What is required => Each line from the start of the entries through the line that contains "const seriesValues = [rhino, covid, para];" should be output exactly, please.

Some records:
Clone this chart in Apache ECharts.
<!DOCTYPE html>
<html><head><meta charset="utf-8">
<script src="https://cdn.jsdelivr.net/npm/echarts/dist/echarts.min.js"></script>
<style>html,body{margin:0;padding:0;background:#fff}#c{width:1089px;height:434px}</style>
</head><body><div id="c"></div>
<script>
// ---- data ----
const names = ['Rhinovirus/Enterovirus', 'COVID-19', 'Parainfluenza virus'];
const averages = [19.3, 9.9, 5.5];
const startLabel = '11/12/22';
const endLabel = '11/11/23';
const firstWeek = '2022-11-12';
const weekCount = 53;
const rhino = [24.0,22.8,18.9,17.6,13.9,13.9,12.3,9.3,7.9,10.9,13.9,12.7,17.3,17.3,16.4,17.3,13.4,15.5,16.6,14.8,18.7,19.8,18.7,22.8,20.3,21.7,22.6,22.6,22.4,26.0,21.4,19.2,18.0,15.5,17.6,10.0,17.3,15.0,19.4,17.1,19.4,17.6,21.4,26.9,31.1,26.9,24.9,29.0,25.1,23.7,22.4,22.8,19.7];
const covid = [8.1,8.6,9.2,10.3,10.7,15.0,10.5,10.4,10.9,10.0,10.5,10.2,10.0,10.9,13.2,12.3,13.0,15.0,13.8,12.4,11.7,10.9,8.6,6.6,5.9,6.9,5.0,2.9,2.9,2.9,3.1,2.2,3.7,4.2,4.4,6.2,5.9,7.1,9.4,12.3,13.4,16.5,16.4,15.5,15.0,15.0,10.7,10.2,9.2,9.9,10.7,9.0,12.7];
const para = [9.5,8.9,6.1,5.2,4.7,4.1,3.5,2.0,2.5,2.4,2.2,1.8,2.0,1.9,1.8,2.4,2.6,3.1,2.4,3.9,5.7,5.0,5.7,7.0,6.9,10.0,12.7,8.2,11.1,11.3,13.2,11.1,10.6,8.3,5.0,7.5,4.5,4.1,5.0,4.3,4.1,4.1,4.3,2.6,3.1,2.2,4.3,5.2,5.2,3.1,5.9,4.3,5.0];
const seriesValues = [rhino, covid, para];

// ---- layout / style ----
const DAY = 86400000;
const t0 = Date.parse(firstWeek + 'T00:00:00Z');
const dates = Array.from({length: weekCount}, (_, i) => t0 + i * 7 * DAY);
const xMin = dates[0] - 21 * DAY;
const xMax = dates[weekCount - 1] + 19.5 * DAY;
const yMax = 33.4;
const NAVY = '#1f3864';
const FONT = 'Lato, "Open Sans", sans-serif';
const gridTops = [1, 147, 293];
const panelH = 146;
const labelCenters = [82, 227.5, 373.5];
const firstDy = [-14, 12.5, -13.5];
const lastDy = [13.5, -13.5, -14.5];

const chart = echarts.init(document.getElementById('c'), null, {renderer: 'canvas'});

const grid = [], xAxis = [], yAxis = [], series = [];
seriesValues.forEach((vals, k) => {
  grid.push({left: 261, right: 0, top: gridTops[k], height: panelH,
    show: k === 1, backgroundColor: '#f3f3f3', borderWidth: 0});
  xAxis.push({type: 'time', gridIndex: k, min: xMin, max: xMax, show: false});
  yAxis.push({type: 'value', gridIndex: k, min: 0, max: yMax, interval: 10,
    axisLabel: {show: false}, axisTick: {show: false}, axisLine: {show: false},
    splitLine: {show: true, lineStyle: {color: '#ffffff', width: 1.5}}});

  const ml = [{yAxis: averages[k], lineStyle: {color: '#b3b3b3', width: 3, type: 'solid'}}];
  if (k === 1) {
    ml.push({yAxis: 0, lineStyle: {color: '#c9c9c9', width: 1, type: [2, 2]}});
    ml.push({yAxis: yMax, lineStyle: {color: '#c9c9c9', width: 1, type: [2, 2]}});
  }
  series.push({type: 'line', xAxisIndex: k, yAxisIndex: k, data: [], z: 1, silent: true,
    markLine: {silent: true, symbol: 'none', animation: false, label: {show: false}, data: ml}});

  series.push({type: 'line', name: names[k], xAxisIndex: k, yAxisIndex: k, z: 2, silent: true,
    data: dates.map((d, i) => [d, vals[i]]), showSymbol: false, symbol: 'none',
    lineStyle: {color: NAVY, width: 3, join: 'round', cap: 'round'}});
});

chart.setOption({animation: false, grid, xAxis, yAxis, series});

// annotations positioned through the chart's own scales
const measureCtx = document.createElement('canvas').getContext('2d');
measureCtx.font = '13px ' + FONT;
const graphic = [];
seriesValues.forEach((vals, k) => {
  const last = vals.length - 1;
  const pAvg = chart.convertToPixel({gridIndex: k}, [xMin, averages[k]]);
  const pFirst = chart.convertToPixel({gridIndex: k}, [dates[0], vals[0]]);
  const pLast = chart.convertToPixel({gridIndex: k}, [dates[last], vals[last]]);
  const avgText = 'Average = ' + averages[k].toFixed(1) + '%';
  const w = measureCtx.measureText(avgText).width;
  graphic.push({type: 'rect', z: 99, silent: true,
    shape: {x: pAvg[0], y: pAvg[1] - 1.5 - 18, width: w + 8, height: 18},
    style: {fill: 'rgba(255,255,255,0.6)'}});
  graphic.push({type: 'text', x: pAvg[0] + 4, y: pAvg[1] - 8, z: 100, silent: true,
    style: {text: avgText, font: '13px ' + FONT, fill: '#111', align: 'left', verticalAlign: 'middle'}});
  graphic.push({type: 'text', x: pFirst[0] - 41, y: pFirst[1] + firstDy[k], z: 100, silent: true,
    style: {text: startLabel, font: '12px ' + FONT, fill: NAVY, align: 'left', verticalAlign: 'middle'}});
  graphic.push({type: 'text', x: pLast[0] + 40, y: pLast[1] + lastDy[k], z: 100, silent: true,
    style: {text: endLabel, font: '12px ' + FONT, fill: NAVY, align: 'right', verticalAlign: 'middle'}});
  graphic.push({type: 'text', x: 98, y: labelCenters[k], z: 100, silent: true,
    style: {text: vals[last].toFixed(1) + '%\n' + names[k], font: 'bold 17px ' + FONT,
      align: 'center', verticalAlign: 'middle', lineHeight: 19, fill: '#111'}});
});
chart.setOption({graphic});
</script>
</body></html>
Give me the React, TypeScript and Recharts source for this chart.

Problem solution =>
Clone this chart in Apache ECharts.
<!DOCTYPE html>
<html><head><meta charset="utf-8">
<script src="https://cdn.jsdelivr.net/npm/echarts/dist/echarts.min.js"></script>
<style>html,body{margin:0;padding:0;background:#fff}#c{width:1089px;height:434px}</style>
</head><body><div id="c"></div>
<script>
// ---- data ----
const names = ['Rhinovirus/Enterovirus', 'COVID-19', 'Parainfluenza virus'];
const averages = [19.3, 9.9, 5.5];
const startLabel = '11/12/22';
const endLabel = '11/11/23';
const firstWeek = '2022-11-12';
const weekCount = 53;
const rhino = [24.0,22.8,18.9,17.6,13.9,13.9,12.3,9.3,7.9,10.9,13.9,12.7,17.3,17.3,16.4,17.3,13.4,15.5,16.6,14.8,18.7,19.8,18.7,22.8,20.3,21.7,22.6,22.6,22.4,26.0,21.4,19.2,18.0,15.5,17.6,10.0,17.3,15.0,19.4,17.1,19.4,17.6,21.4,26.9,31.1,26.9,24.9,29.0,25.1,23.7,22.4,22.8,19.7];
const covid = [8.1,8.6,9.2,10.3,10.7,15.0,10.5,10.4,10.9,10.0,10.5,10.2,10.0,10.9,13.2,12.3,13.0,15.0,13.8,12.4,11.7,10.9,8.6,6.6,5.9,6.9,5.0,2.9,2.9,2.9,3.1,2.2,3.7,4.2,4.4,6.2,5.9,7.1,9.4,12.3,13.4,16.5,16.4,15.5,15.0,15.0,10.7,10.2,9.2,9.9,10.7,9.0,12.7];
const para = [9.5,8.9,6.1,5.2,4.7,4.1,3.5,2.0,2.5,2.4,2.2,1.8,2.0,1.9,1.8,2.4,2.6,3.1,2.4,3.9,5.7,5.0,5.7,7.0,6.9,10.0,12.7,8.2,11.1,11.3,13.2,11.1,10.6,8.3,5.0,7.5,4.5,4.1,5.0,4.3,4.1,4.1,4.3,2.6,3.1,2.2,4.3,5.2,5.2,3.1,5.9,4.3,5.0];
const seriesValues = [rhino, covid, para];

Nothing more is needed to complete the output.